Clara Guthrie d’Arcis (22 February 1879, New Orleans – 12 May 1937, Geneva) was an American-born Swiss peace activist, feminist and international businesswoman. She was a founder and president of World Union of Women for International Concord and honorary treasurer of the Peace and Disarmament Committee of the Women's International Organizations. She represented Switzerland at the 5th Quinquennial Convention of the International Council of Women. As president of a peace movement, Clara Guthrie d’Arcis has become well known internationally.

== Life ==
Clara Guthrie was born on 22 February 1879 in New Orleans in a family of James Guthrie and Clara Cocke. Her father was a distinguished member of the Louisiana Bar and her grandfather, Judge Edwin T. Merrick, had served as Chief Justice of the Supreme Court of Louisiana. Through her grandmother, Caroline E. Merrick, Guthrie early came in contact with the women's movement in the United States. In 1902, Guthrie owned and managed a small factory in Mississippi.

Her first husband was Philip Cocke with whom she had a daughter, Elizabeth. In 1911 Guthrie married for the second time to Swiss businessman Ludovic d’Arcis. She then moved to Geneva and joined her husband in running a successful import business for American automobiles and other consumer goods. Among other business activities they distributed General Motors cars in Switzerland.
Clara Guthrie d’Arcis died on 12 May 1937 in Geneva.

== Activity ==
In 1915 d’Arcis together with 36 other women from various countries founded World Union of Women for International Concord in Geneva. The goal of the organization was to work on international concord and become a movement of women from all the countries for moral education based on individual discipline and commitment. d’Arcis remained the president of World Union of Women for International Concord until her death.
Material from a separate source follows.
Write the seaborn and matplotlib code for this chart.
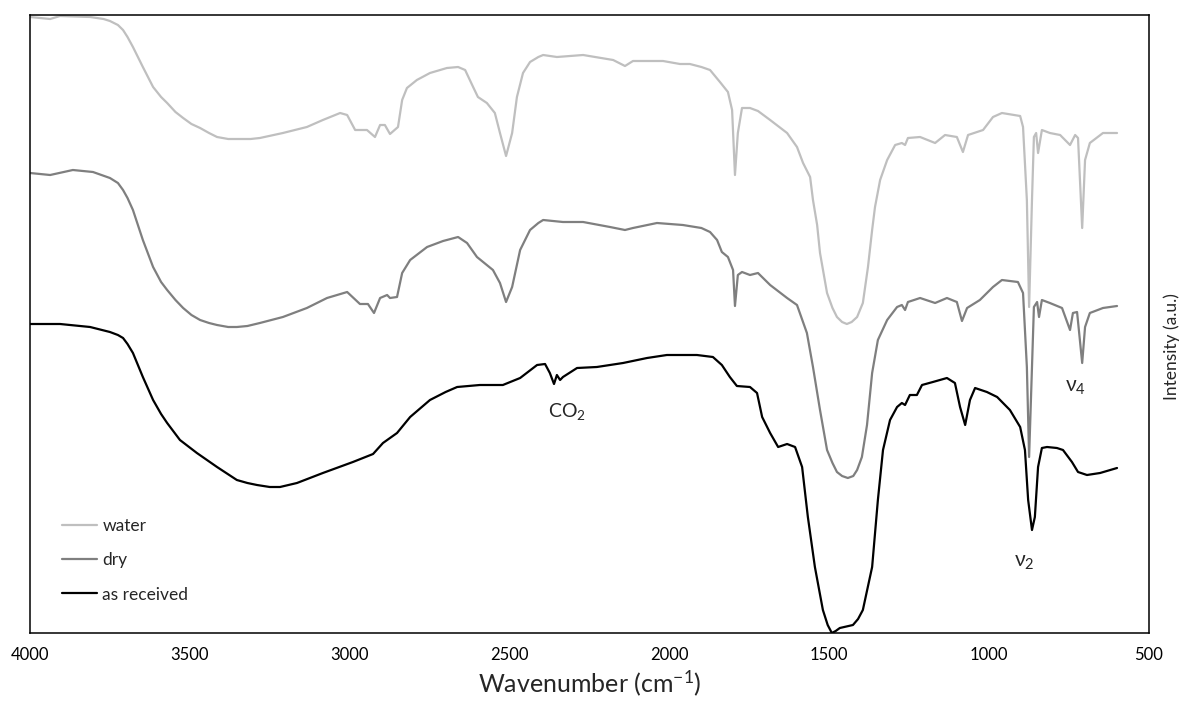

During World War I, d’Arcis was active in furthering industrial and economic relations between Switzerland and France and between Switzerland and the United States. She also led fundraising efforts to provide food for child victims of the war in neutral Switzerland and was one of the founders of the International Union of the Save the Children Fund.

In the interwar period d’Arcis served as a treasurer of the Peace and Disarmament Committee of the Women's International Organizations. She led the committee's fundraising efforts and in 1934 launched fundraising campaign urging American manufactures of consumer goods to recognize that peace time production was more profitable than manufacturing for wars. Peace and Disarmament Committee published a "Peace-Roll of Industry" in which such corporations as General Motors, U.S. Steel, and Shell Union Oil declared peace essential to prosperity.

== Views ==
Clara Guthrie d’Arcis believed that education for peace, led by women, could create a peaceful world order. She asserted that women had a special role to play in peace buildings, having maternal concern for the preservation of human life. Her experience as a peace activist and international businesswoman convinced her that economic causes of war were paramount. She argued that bankers and industrialists who funded wars and produced arms and war materials had to be re-educated to invest in consumer and other peacetime products. D’Arcis believed that moral considerations must influence business decisions and businessmen must promote peace and disarmament.